King proclaims formal cessation of hostilities in Revolutionary War
By The Associated Press
Today is Sunday, Feb. 4, the 35th day of 2018. There are 330 days left in the year.
Today’s Highlight in History:
On Feb. 4, 1783, Britain’s King George III proclaimed a formal cessation of hostilities in the American Revolutionary War.
On this date:
In A.D. 211, Roman Emperor Lucius Septimius Severus died at age 65.
In 1789, electors chose George Washington to be the first president of the United States.

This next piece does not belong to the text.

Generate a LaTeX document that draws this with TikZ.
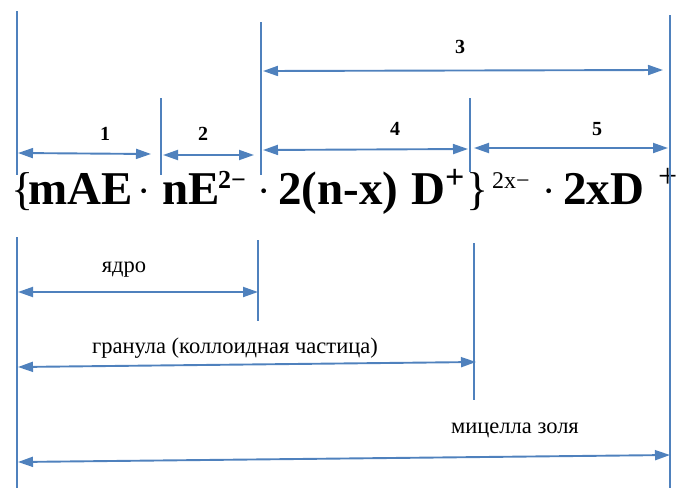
\documentclass[tikz,border=0pt]{standalone}
\usepackage{fontspec}
\setmainfont{Liberation Serif}
\usetikzlibrary{arrows.meta}
\definecolor{lineblue}{RGB}{79,129,189}
\tikzset{
  guide/.style={draw=lineblue, line width=1.5pt},
  dimline/.style={draw=lineblue, line width=1.9pt,
    {Triangle[length=15pt,width=10pt]}-{Triangle[length=15pt,width=10pt]}},
  big/.style={inner sep=0pt, anchor=base west, font=\fontsize{47}{50}\selectfont\bfseries},
  brace/.style={inner sep=0pt, anchor=base west, font=\fontsize{46}{50}\selectfont},
  dotc/.style={inner sep=0pt, anchor=base, font=\fontsize{40}{44}\selectfont},
  supb/.style={inner sep=0pt, anchor=base west, font=\fontsize{26}{28}\selectfont\bfseries},
  plusb/.style={inner sep=0pt, anchor=base west, font=\fontsize{34}{36}\selectfont\bfseries},
  supr/.style={inner sep=0pt, anchor=base west, font=\fontsize{24}{26}\selectfont},
  plusr/.style={inner sep=0pt, anchor=base west, font=\fontsize{34}{36}\selectfont},
  numlab/.style={inner sep=0pt, anchor=base, font=\fontsize{20}{22}\selectfont\bfseries},
  txtlab/.style={inner sep=0pt, anchor=base, font=\fontsize{22.5}{24}\selectfont},
}
\begin{document}
\begin{tikzpicture}[x=1pt,y=-1pt]
\useasboundingbox (0,0) rectangle (680,488);

% formula
\node[brace] (br1) at (11,204) {\{};
\node[big] (f1) at (28,204) {mAE};
\node[dotc] (d1) at (144,204) {·};
\node[big] (f2) at (162,204) {nE};
\node[supb] (s1) at (218,188) {2−};
\node[dotc] (d2) at (264,204) {·};
\node[big] (f3) at (278,204) {2(n-x)};
\node[big] (f4) at (411,204) {D};
\node[plusb] (s2) at (445,188) {+};
\node[brace] (br2) at (466,204) {\}};
\node[supr] (s3) at (492,188) {2x−};
\node[dotc] (d3) at (549,204) {·};
\node[big] (f5) at (563,204) {2xD};
\node[plusr] (s4) at (658,187) {+};

% guide line endpoints
\coordinate (A1) at (17,11);   \coordinate (A2) at (17,175);
\coordinate (A3) at (17,237);  \coordinate (A4) at (17,488);
\coordinate (B1) at (161,98);  \coordinate (B2) at (161,175);
\coordinate (C1) at (261,22);  \coordinate (C2) at (261,175);
\coordinate (C3) at (258,240); \coordinate (C4) at (258,321);
\coordinate (D1) at (470,98);  \coordinate (D2) at (470,172);
\coordinate (D3) at (474,243); \coordinate (D4) at (474,400);
\coordinate (E1) at (670,15);  \coordinate (E2) at (670,488);

\draw[guide] (A1) -- (A2);
\draw[guide] (A3) -- (A4);
\draw[guide] (B1) -- (B2);
\draw[guide] (C1) -- (C2);
\draw[guide] (C3) -- (C4);
\draw[guide] (D1) -- (D2);
\draw[guide] (D3) -- (D4);
\draw[guide] (E1) -- (E2);

% dimension arrows
\coordinate (a3l) at (263,71);  \coordinate (a3r) at (663,70);
\coordinate (a1l) at (18,153);  \coordinate (a1r) at (151,154);
\coordinate (a2l) at (163,155); \coordinate (a2r) at (254,155);
\coordinate (a4l) at (263,150); \coordinate (a4r) at (468,149);
\coordinate (a5l) at (474,148); \coordinate (a5r) at (668,148);
\coordinate (ayl) at (18,292);  \coordinate (ayr) at (258,292);
\coordinate (agl) at (18,367);  \coordinate (agr) at (476,362);
\coordinate (aml) at (18,462);  \coordinate (amr) at (670,455);

\draw[dimline] (a3l) -- (a3r);
\draw[dimline] (a1l) -- (a1r);
\draw[dimline] (a2l) -- (a2r);
\draw[dimline] (a4l) -- (a4r);
\draw[dimline] (a5l) -- (a5r);
\draw[dimline] (ayl) -- (ayr);
\draw[dimline] (agl) -- (agr);
\draw[dimline] (aml) -- (amr);

% labels
\node[numlab] (l3) at (460,53) {3};
\node[numlab] (l1) at (105,140) {1};
\node[numlab] (l2) at (203,140) {2};
\node[numlab] (l4) at (395,135) {4};
\node[numlab] (l5) at (597,135) {5};
\node[txtlab] (ly) at (124,272) {ядро};
\node[txtlab] (lg) at (235,353) {гранула (коллоидная частица)};
\node[txtlab] (lm) at (515,433) {мицелла золя};
\end{tikzpicture}
\end{document}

In 1861, delegates from six southern states that had recently seceded from the Union met in Montgomery, Alabama, to form the Confederate States of America.
In 1938, the Thornton Wilder play “Our Town” opened on Broadway. Walt Disney’s animated feature “Snow White and the Seven Dwarfs” opened in general U.S. release.
In 1941, the United Service Organizations came into existence.
In 1948, the island nation of Ceylon — now Sri Lanka — became an independent dominion within the British Commonwealth.
In 1962, a rare conjunction of the sun, the moon, Mercury, Venus, Earth, Mars, Jupiter and Saturn occurred.
In 1974, newspaper heiress Patricia Hearst, 19, was kidnapped in Berkeley, California, by the radical Symbionese Liberation Army.
In 1983, pop singer-musician Karen Carpenter died in Downey, California, at age 32.
In 1987, pianist Liberace died at his Palm Springs, California, home at age 67.
In 1997, a civil jury in Santa Monica, California, found O.J. Simpson liable for the deaths of his ex-wife, Nicole Brown Simpson, and her friend, Ronald Goldman.
In 2004, the Massachusetts high court declared that gay couples were entitled to nothing less than marriage, and that Vermont-style civil unions would not suffice. The social networking website Facebook had its beginnings as Harvard student Mark Zuckerberg launched “Thefacebook.”
Ten years ago: President George W. Bush proposed a record $3.1 trillion budget that included huge deficits. Thomas S. Monson was introduced as the 16th president of The Church of Jesus Christ of Latter-day Saints, succeeding the late Gordon B. Hinckley. Harry Richard Landis, the next-to-last surviving U.S. veteran of World War I, died near Tampa, Florida, at age 108. The last surviving U.S. World War I vet, Frank Buckles, died in February 2011.
Five years ago: President Barack Obama signed a bill temporarily raising the government’s $16.4 trillion borrowing limit, averting a default. For the fifth straight week there was a new No. 1 in The Associated Press’ men’s college basketball poll: Indiana.